The four chosen projects reduce carbon emissions and restore nature’s delicate ecosystems. They include:

  • Coastal carbon removal – In order to keep global warming as close to 1.5C as possible, reduction of carbon dioxide emissions alone will not be sufficient. We must also remove carbon dioxide from the atmosphere. Project Vesta’s innovative deployment of coastal enhanced weathering has enormous potential for cheap, permanent carbon capture at a massive scale. Coastal Carbon Capture could remove more than a gigatonne (1 billion tonnes +) of CO2 from the atmosphere annually while locally reducing ocean acidity.
  • Plastic removal – Around 13 million tons of plastic a year end up in the oceans and floating plastic debris is currently the most common form of marine litter. Funding will help clear the world of plastic waste, making plastic collection and recycling profitable for some of the most marginalised and impoverished people in the world, creating jobs and preventing plastic from entering our rivers and oceans. Verification is at the core of this project, so we can be confident that any funding genuinely does lead to plastic being picked and recycled. The Empower Platform enables tracking of the volume, type and photo evidence of the plastic waste, using blockchain technology which means the data cannot be altered.
  • Turtle protection – Six out of seven species of sea turtles are either threatened or endangered. This project provides grant funding to the organisations working on small budgets to protect the beaches where turtles lay their eggs. Healthy oceans need sea turtles, a “keystone species”, which means they are an important part of their environment and influence other species around them. If a keystone species is removed from a habitat, the natural order can be disrupted, which impacts other wildlife and fauna in different ways.
  • Coral protection – Coral reefs are globally declining and their valuable ecosystems are being lost. Artificial reefs could compensate for the loss and create ecological habitats, but most are expensive and take considerable time to regenerate degraded reefs. This project uses mineral accretion technology (MAT) which uses seawater electrolysis to precipitate minerals onto steel structures. Coral reefs protect coastal areas by reducing the power of waves hitting the coast and provide a crucial source of income for millions of people.

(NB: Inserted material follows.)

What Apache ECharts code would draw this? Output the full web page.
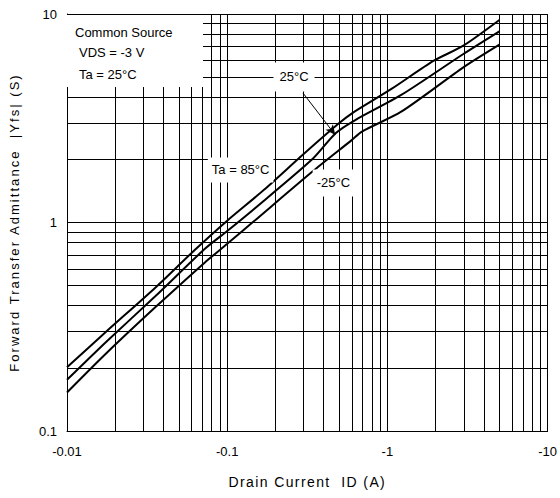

Under its broader sustainability strategy, Ocean already commits two per cent of its reported revenue in advertising space to charities, non-profits and organisations that are working to reverse climate change and repair the planet. Twelve national and international organisations are currently benefiting under the Drops in the Ocean programme.

Where possible, Ocean locations across the Group have been turned into wildlife corridors through the planting and maintenance of urban meadows, bee and butterfly hotels. Ocean is a member of Ad Net Zero.

In terms of energy consumption, the UK’s OOH sector accounts for less than 0.04% of the UK’s total energy usage (source: BEIS Report 2020). Digital out of home (DOOH) displays represent just 0.03% of the UK’s 100 million digital screens (source: The Drum).